We, as Jews, are commanded to “walk in His ways.” We are to emulate God as humanly as possible. In this case that means we are to use our material and intellectual wherewithal not only benefit ourselves but as importantly to share our successes and accomplishments with others. By doing so, we demonstrate our commitment to God’s will, participating in building a world that expresses genuine love and concern for the welfare of our fellow human beings.

So the blessing of הטוב והמטיב, is said when the acquired object helps more than one person. Nothing exemplifies this idea more than the building of a new facility to further Jewish education. Literally thousands of Jewish youth and young adults will be the direct beneficiaries of the largess and generosity of so many. Lead by our Head of School, Dr. Richard Cuenca, supported by the Board of Trustees of David Posnack Jewish Day School, and with the continued assistance by Hashem, the new Paul and Maggie Fischer High School building and Gymnasium, will become the jewel of Jewish life and education in Broward County.
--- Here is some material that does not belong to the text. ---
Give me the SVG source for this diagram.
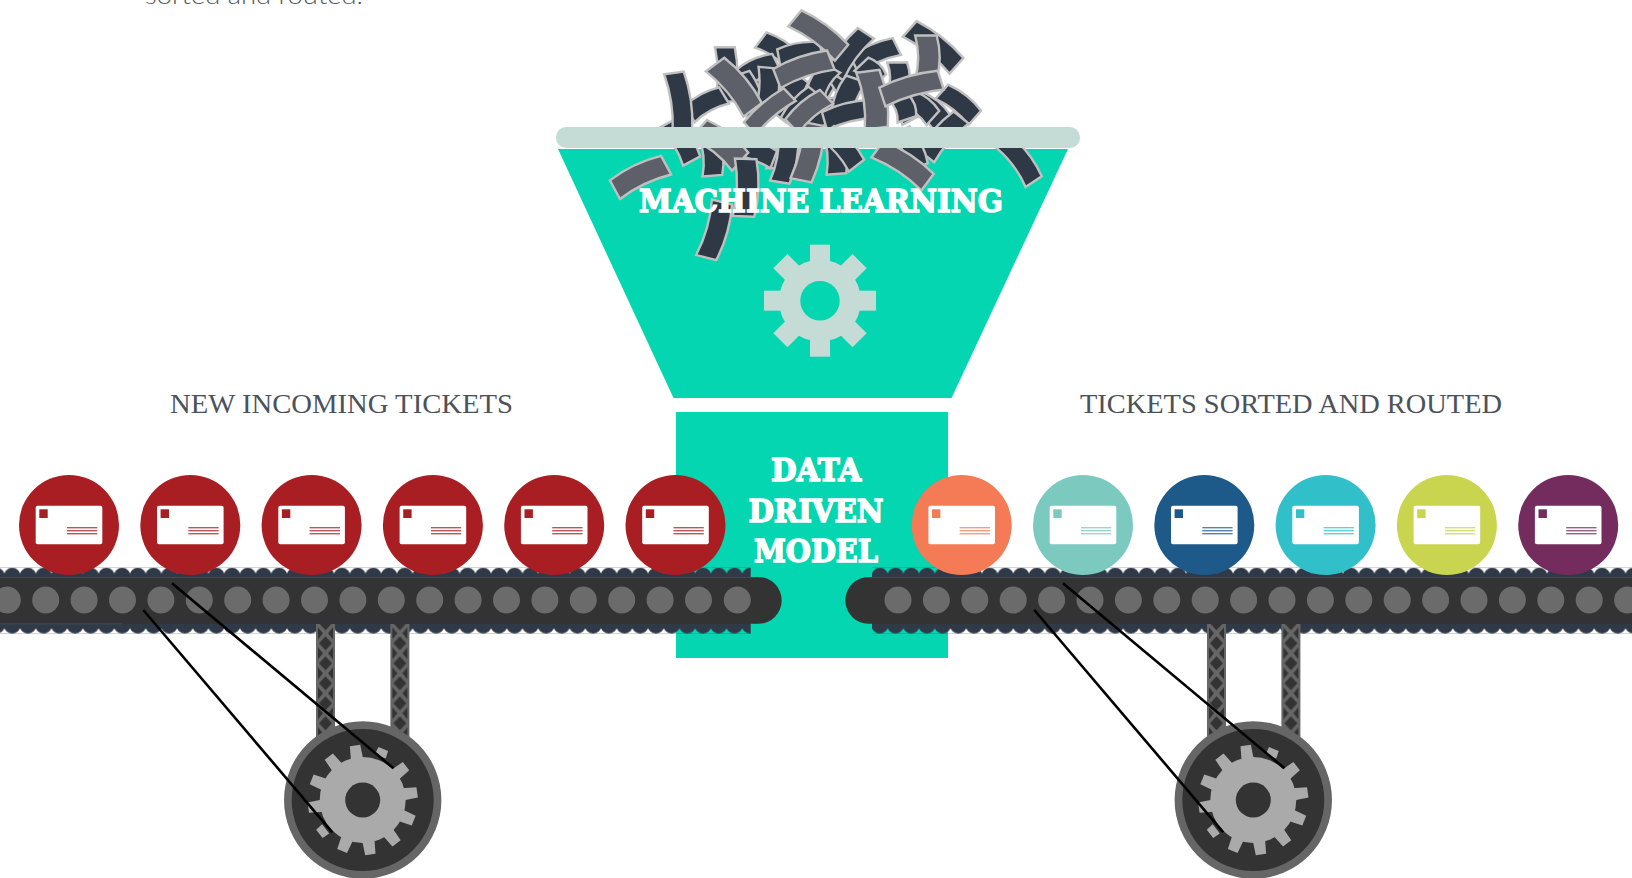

With abounding gratitude to Hashem and to all those too numerous to name here, who donated their money, ideas, and energy, working tirelessly over the last couple of years turning their vision of a modern, state of the art Jewish high school into a reality, we recited the blessing הטוב והמטיב with full and grateful hearts.

May Hashem continue to bless our endeavors at the Posnack School, and may He continue His protecting care over Israel, Jews, and God-loving people the world over.